Lorde performed “All Apologies,” St. Vincent “Lithium,” Jett “Smells Like Teen Spirit, “and Gordon, “Aneurysm”: each song perfectly matched to the performer. In the videos below, it’s clear that each performer put her own stamp on the song, while still honoring the original’s intent (Gordon comes in around the 7-minute mark in her video).

In almost any other situation, it would be easy to dismiss the use of women singers as gimmicky, but, in hindsight, it seems like the most obvious and smartest decision possible in this case.
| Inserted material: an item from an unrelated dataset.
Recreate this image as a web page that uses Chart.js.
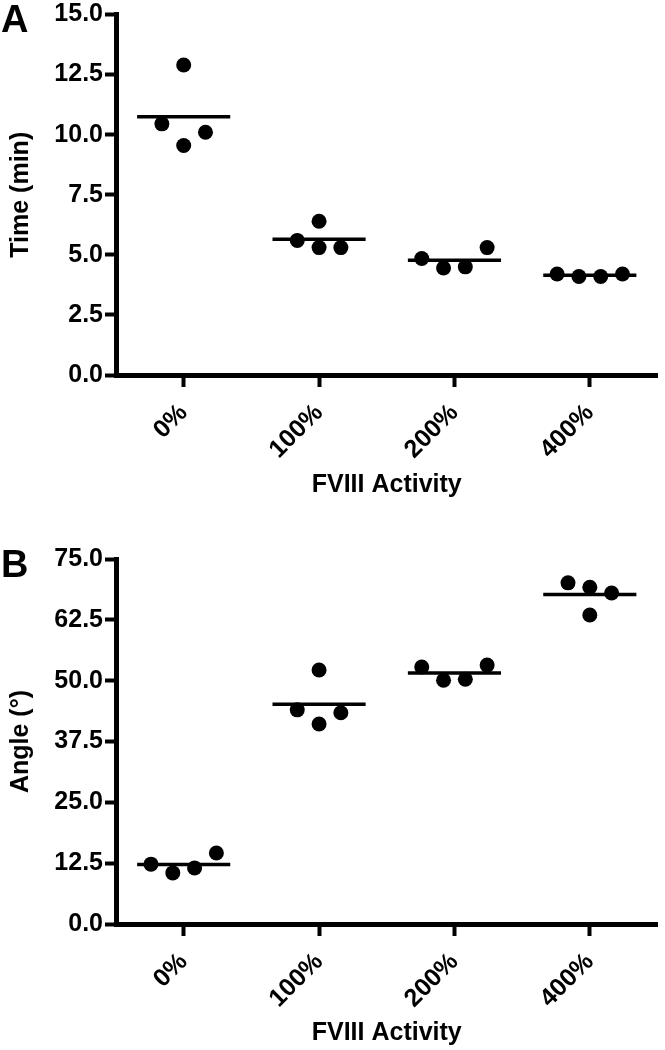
<!DOCTYPE html>
<html>
<head>
<meta charset="utf-8">
<script src="https://cdn.jsdelivr.net/npm/chart.js@4.4.1/dist/chart.umd.min.js"></script>
<style>
  body { margin: 0; background: #fff; }
  #wrap { position: relative; width: 665px; height: 1050px; }
  .panel { position: absolute; left: 0; width: 665px; }
  .tag { position: absolute; left: 1px; font: bold 38px "Liberation Sans", Arial, sans-serif; line-height: 1; color: #000; }
</style>
</head>
<body>
<div id="wrap">
  <div class="panel" style="top:0;height:520px"><canvas id="chartA" width="665" height="520"></canvas></div>
  <div class="panel" style="top:520px;height:530px"><canvas id="chartB" width="665" height="530"></canvas></div>
  <div class="tag" style="top:0">A</div>
  <div class="tag" style="top:545px">B</div>
</div>
<script>
/* DATA */

const categories = ["0%", "100%", "200%", "400%"];

// replicates per FVIII level
const timeMin = [
  [10.45, 12.9, 9.55, 10.1],
  [5.6, 6.4, 5.3, 5.3],
  [4.85, 4.45, 4.5, 5.3],
  [4.2, 4.1, 4.1, 4.2]
];

const angleDeg = [
  [12.3, 10.5, 11.5, 14.6],
  [44.0, 52.2, 41.1, 43.4],
  [52.8, 50.1, 50.3, 53.2],
  [70.1, 63.5, 69.2, 68.0]
];

const timeTicks = [0, 2.5, 5, 7.5, 10, 12.5, 15];
const angleTicks = [0, 12.5, 25, 37.5, 50, 62.5, 75];

/* HELPERS */

const FONT = '"Liberation Sans", Arial, sans-serif';
const SLOT = 0.161;      // side-by-side step for dots that would overlap
const HALF_MEAN = 0.344; // half width of the mean bar

// spread dots that sit too close vertically (simple column scatter)
function spread(groups, range){

  const limit = range * 0.04;
  const pts = [];

  groups.forEach((vals, i) => {

    const order = vals.map((v, k) => k).sort((a, b) => vals[a] - vals[b]);
    const clusters = [];

    order.forEach(k => {
      const last = clusters[clusters.length - 1];
      if(last && vals[k] - vals[last[last.length - 1]] < limit){
        last.push(k);
      } else {
        clusters.push([k]);
      }
    });

    clusters.forEach(c => {
      c.sort((a, b) => a - b);
      c.forEach((k, j) => {
        pts.push({ x: i + (j - (c.length - 1) / 2) * SLOT, y: vals[k] });
      });
    });

  });

  return pts;
}

function meanLines(groups){

  const pts = [];

  groups.forEach((vals, i) => {
    const m = vals.reduce((a, b) => a + b, 0) / vals.length;
    pts.push({ x: i - HALF_MEAN, y: m });
    pts.push({ x: i + HALF_MEAN, y: m });
    pts.push({ x: i + 0.5, y: null });
  });

  return pts;
}

function makeChart(id, groups, ticks, yTitle, box){

  const lo = ticks[0];
  const hi = ticks[ticks.length - 1];

  const tickFont = { family: FONT, size: 25, weight: "bold", lineHeight: 1 };
  const titleFont = { family: FONT, size: 25, weight: "bold", lineHeight: 1.2 };

  return new Chart(document.getElementById(id), {

    type: "scatter",

    data: {
      datasets: [
        {
          data: spread(groups, hi - lo),
          pointRadius: 7.5,
          pointBorderWidth: 0,
          backgroundColor: "#000",
          borderColor: "#000"
        },
        {
          type: "line",
          data: meanLines(groups),
          borderColor: "#000",
          borderWidth: 3.5,
          borderCapStyle: "butt",
          pointRadius: 0,
          spanGaps: false,
          fill: false
        }
      ]
    },

    options: {
      responsive: false,
      animation: false,
      layout: { padding: { left: 0, right: 4, top: box.top, bottom: box.bottom } },
      plugins: {
        legend: { display: false },
        tooltip: { enabled: false }
      },
      scales: {
        x: {
          type: "linear",
          min: -0.5,
          max: 3.5,
          afterBuildTicks: s => { s.ticks = categories.map((c, i) => ({ value: i })); },
          afterFit: s => { s.height = box.xHeight; },
          ticks: {
            callback: v => categories[v],
            minRotation: 45,
            maxRotation: 45,
            padding: 13,
            color: "#000",
            font: tickFont
          },
          grid: {
            drawOnChartArea: false,
            drawTicks: true,
            tickLength: 12,
            tickWidth: 4,
            tickColor: "#000"
          },
          border: { display: true, width: 5, color: "#000" },
          title: {
            display: true,
            text: "FVIII Activity",
            color: "#000",
            font: titleFont,
            padding: { top: 0, bottom: 0 }
          }
        },
        y: {
          min: lo,
          max: hi,
          afterBuildTicks: s => { s.ticks = ticks.map(v => ({ value: v })); },
          afterFit: s => { s.width = 116; },
          ticks: {
            callback: v => v.toFixed(1),
            padding: 2,
            color: "#000",
            font: tickFont
          },
          grid: {
            drawOnChartArea: false,
            drawTicks: true,
            tickLength: 11,
            tickWidth: 4,
            tickColor: "#000"
          },
          border: { display: true, width: 5, color: "#000" },
          title: {
            display: true,
            text: yTitle,
            color: "#000",
            font: titleFont,
            padding: { top: 6, bottom: 0 }
          }
        }
      }
    }

  });

}

makeChart("chartA", timeMin, timeTicks, "Time (min)", { top: 13, bottom: 20, xHeight: 125 });
makeChart("chartB", angleDeg, angleTicks, "Angle (°)", { top: 39, bottom: 2, xHeight: 124 });
</script>
</body>
</html>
In various interviews, Cobain made it clear time and again that he preferred the company of women, identified closely with what it felt like to feel like an outsider—whether because you were female or gay —and was ardently pro-female. Most famously, as Charles Cross noted  in his  book, “Here We Are Now: The Lasting Impact of Kurt Cobain,” in the liner notes for “Incesticide,” he delivered a decree to grunge fans: “If any of you, in any way, hate homosexuals, people of a different color, or women, please do this one favor for us—leave us the fuck alone. Don’t come to our shows and don’t buy our records.”

As Cross points out in an excellent essay for The Advocate, Nirvana played anti-rape and gay rights benefits. After “In Utero” was released, Cobain told Spin, he hoped the album “inspire[d] women to pick up guitars, and start bands — because it’s the only future of rock ’n’ roll.”

Nirvana’s selection of guests last night were spot on, though it  might have been fun to see someone even a little more daring, like Peaches, play with them. Otherwise, it’s hard to think of a better way for Grohl and Novoselic to have honored Nirvana’s past and its future.